EPCA authorizes drawdown of the Reserve upon a finding by the President that there is a "severe energy supply interruption." This is deemed by the statute to exist if three conditions are joined: If "(a) an emergency situation exists and there is a significant reduction in supply which is of significant scope and duration; (b) a severe increase in the price of petroleum products has resulted from such emergency situation; and (c) such price increase is likely to cause a major adverse impact on the national economy." Congress enacted additional drawdown authority in 1990 (Energy Policy and Conservation Act Amendments of 1990, P.L. 101-383), permitting the President to use the SPR for a short period without having to declare the existence of a "severe energy supply interruption" or the need to meet obligations of the United States under the international energy program overseen by the International Energy Agency (IEA).

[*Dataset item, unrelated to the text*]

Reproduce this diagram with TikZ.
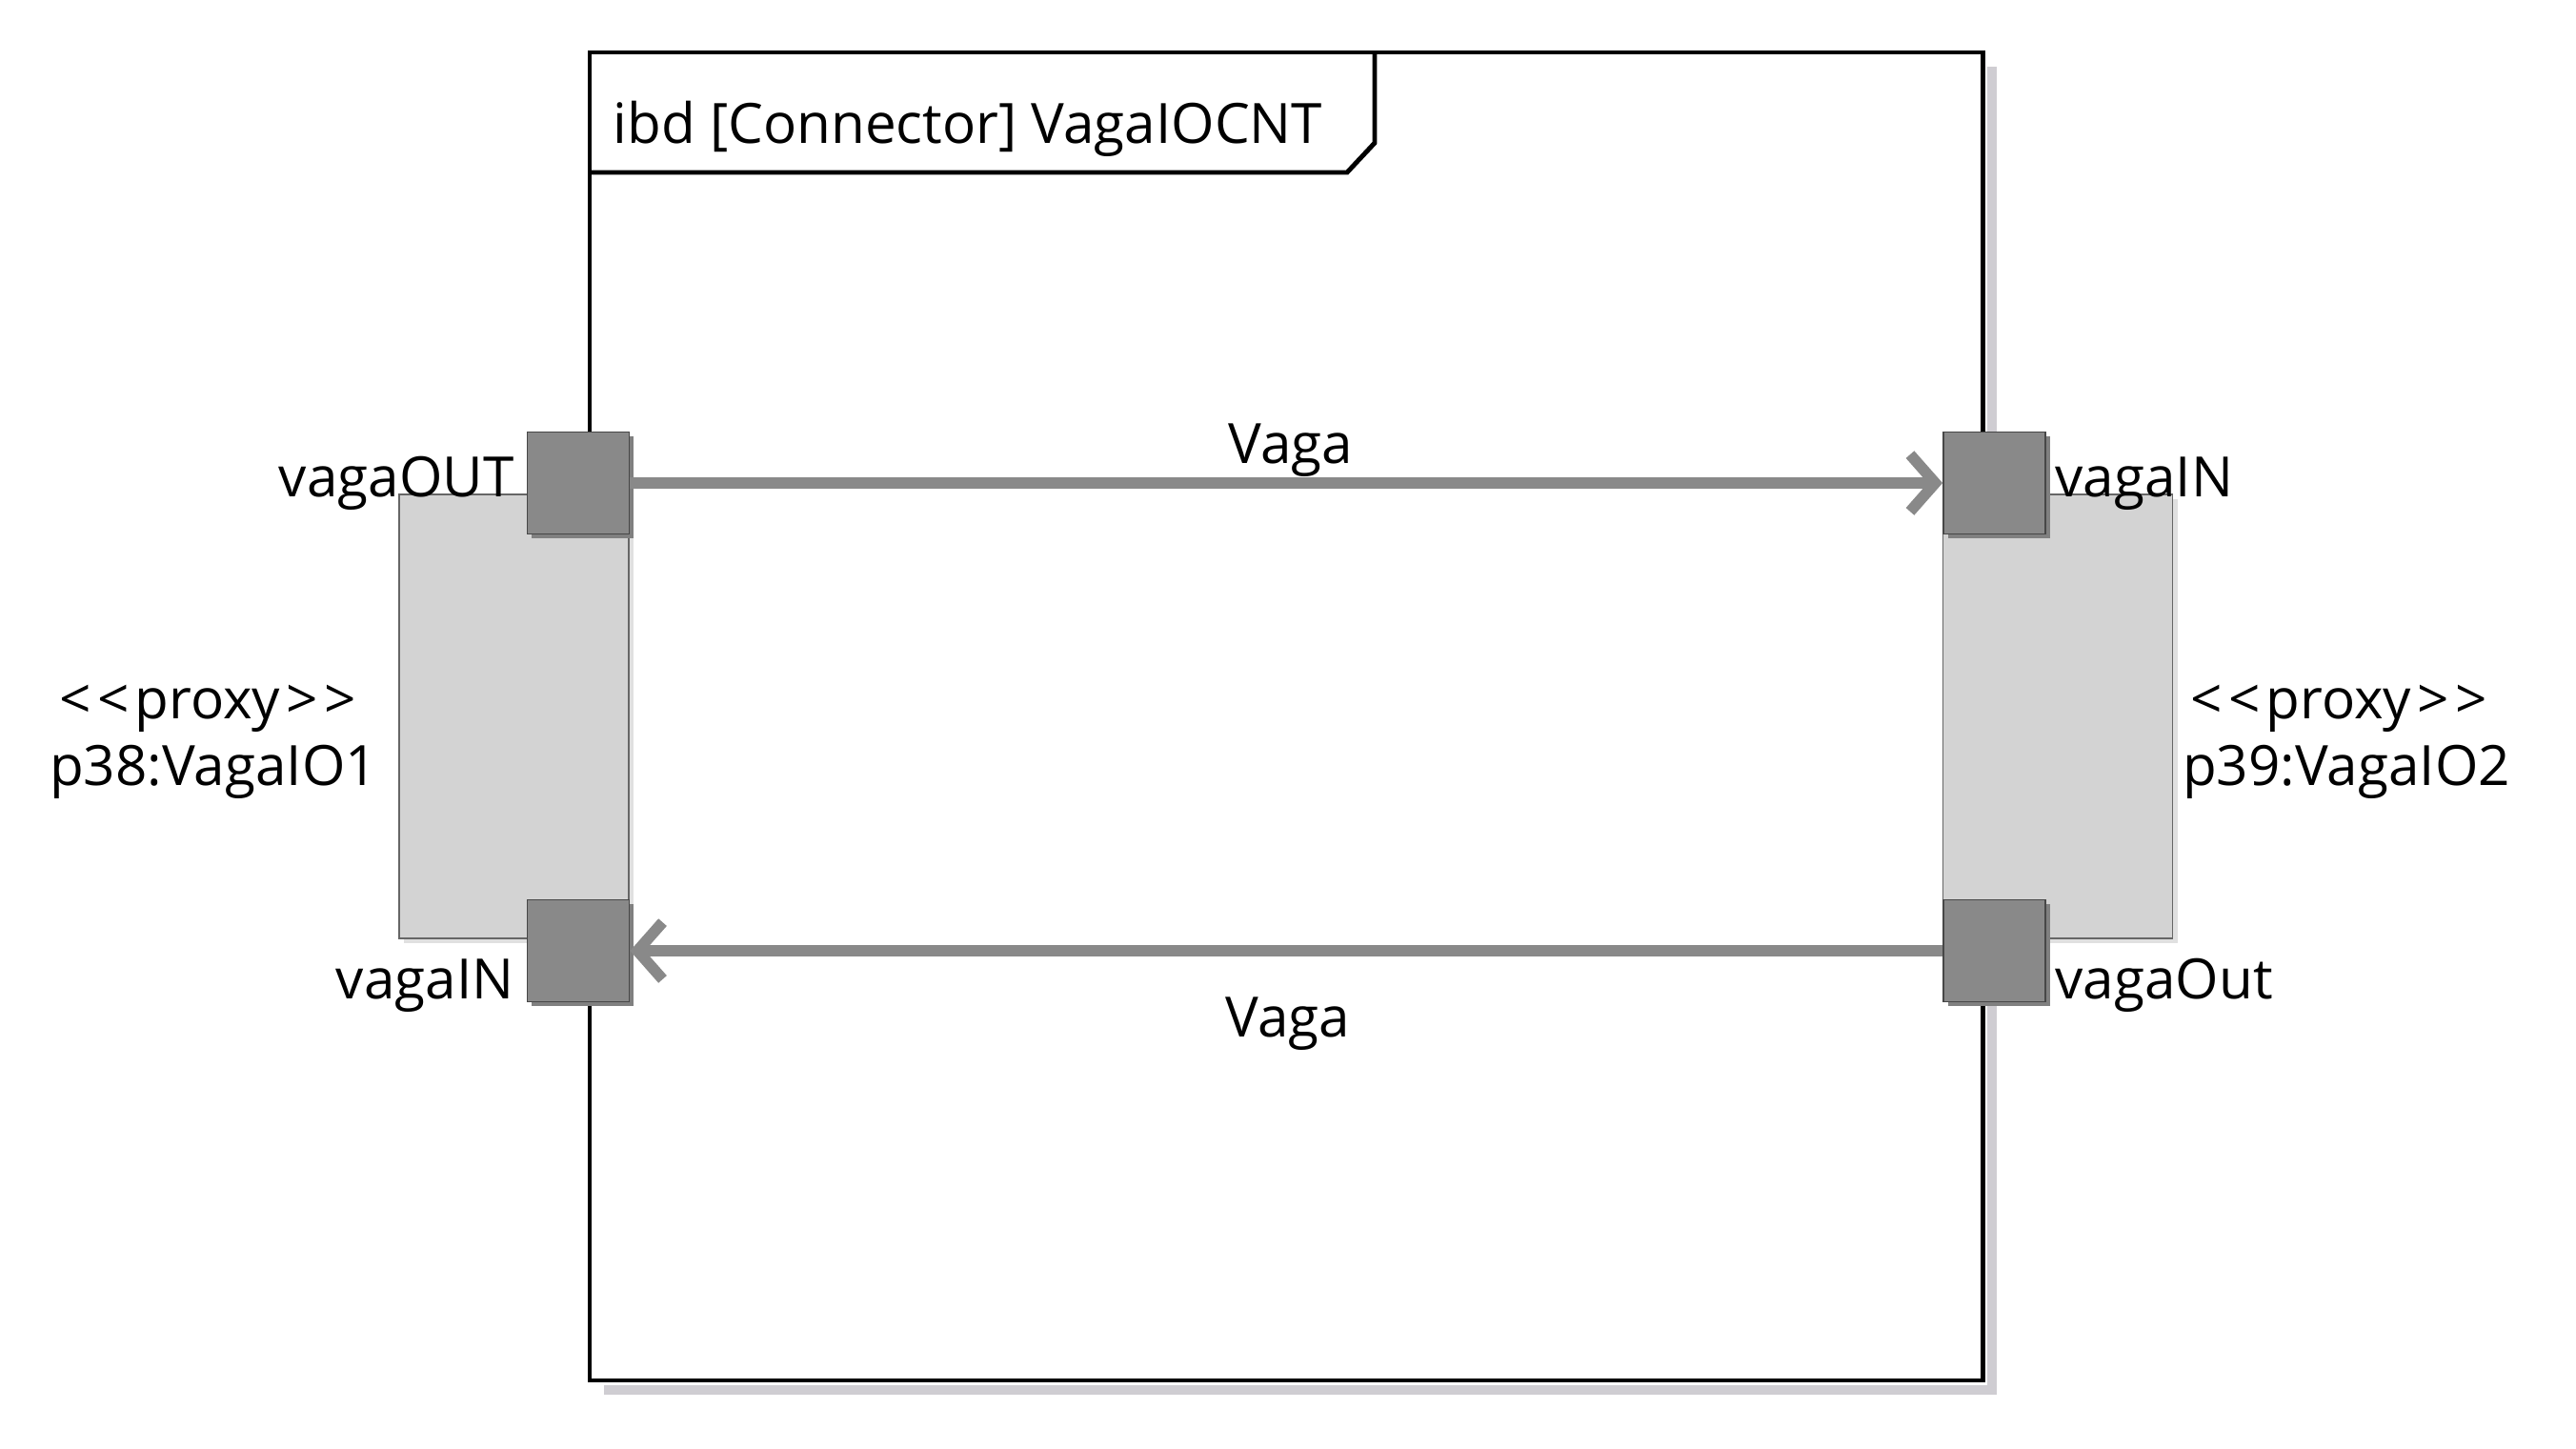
\documentclass[tikz,border=0pt]{standalone}
\usepackage{fontspec}
\setmainfont{Open Sans}[Ligatures=TeXOff]
\usetikzlibrary{arrows.meta,shadows}
\definecolor{portgray}{HTML}{898989}
\definecolor{partgray}{HTML}{D3D3D3}
\definecolor{shadowgray}{HTML}{CFCDD2}
\newcommand{\stereoproxy}{<\kern1.8pt<\kern1.8pt proxy\kern1.8pt>\kern1.8pt>}
\begin{document}
\begin{tikzpicture}[x=0.01cm,y=-0.01cm,
  lbl/.style={font=\fontsize{16.6}{20}\selectfont, inner sep=0pt},
  partbox/.style={draw=black!60, fill=partgray, line width=0.5pt, minimum width=2.41cm, minimum height=4.66cm,
    general shadow={fill=black!12, shadow xshift=1.4pt, shadow yshift=-1.4pt}},
  portbox/.style={draw=black!72, fill=portgray, line width=0.5pt, minimum size=1.07cm, inner sep=0pt,
    general shadow={fill=black!50, shadow xshift=1.4pt, shadow yshift=-1.4pt}},
  conn/.style={draw=portgray, line width=3.3pt, -{Straight Barb[length=7.5pt,width=17pt,line width=3.3pt]}},
  framepen/.style={line width=1.4pt, draw=black}
]
\useasboundingbox (0,0) rectangle (2704,1520);
% frame shadow
\draw[draw=shadowgray, line width=2.8pt] (2091,70) -- (2091,1459) -- (634,1459);
% frame
\draw[framepen, fill=white] (619,55) rectangle (2081,1449);
\draw[framepen] (619,181) -- (1414,181) -- (1443,150) -- (1443,55);
\node[lbl, anchor=base west] (title) at (643,150) {ibd [Connector] VagaIOCNT};
% parts
\node[partbox] (p38) at (539.5,752) {};
\node[partbox] (p39) at (2160,752) {};
% ports
\node[portbox] (lout) at (607,507) {};
\node[portbox] (lin) at (607,998) {};
\node[portbox] (rin) at (2093.5,507) {};
\node[portbox] (rout) at (2093.5,998) {};
% connectors
\draw[conn] (lout.east) -- (rin.west);
\draw[conn] (rout.west) -- (lin.east);
\node[lbl, anchor=base] (vaga1) at (1355,486) {Vaga};
\node[lbl, anchor=base] (vaga2) at (1352,1088) {Vaga};
% port labels
\node[lbl, anchor=base east] (l1) at (540,521) {vagaOUT};
\node[lbl, anchor=base east] (l2) at (540,1048) {vagaIN};
\node[lbl, anchor=base west] (l3) at (2157,521) {vagaIN};
\node[lbl, anchor=base west] (l4) at (2157,1048) {vagaOut};
% part labels
\node[lbl, anchor=base] (s1) at (218,754) {\stereoproxy};
\node[lbl, anchor=base] (n1) at (224,824) {p38:VagaIO1};
\node[lbl, anchor=base] (s2) at (2455,754) {\stereoproxy};
\node[lbl, anchor=base] (n2) at (2463,824) {p39:VagaIO2};
\end{tikzpicture}
\end{document}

In addition, P.L. 94-163 provided authority for exchanges of SPR oil where oil is loaned and then returned with additional oil as a premium.

There are differences of opinion as to what should be termed a "severe energy supply interruption." A spike in crude and product prices often stirs calls for use of the SPR. However, the SPR is intended by statute to ameliorate discernible physical shortages of crude oil. The sharp rise in prices following Hurricanes Katrina and Rita in 2005 was not a response to any shortage of crude, but to shortages of products owing to the shutdown of major refining capacity in the United States and an interruption of product transportation systems. Demand growth that has strapped refinery capacity has, at other times, quite divorced product prices from crude supply, a departure from the past. It has complicated reconciling developments in markets with possible use of the SPR.

This report will be updated as events warrant.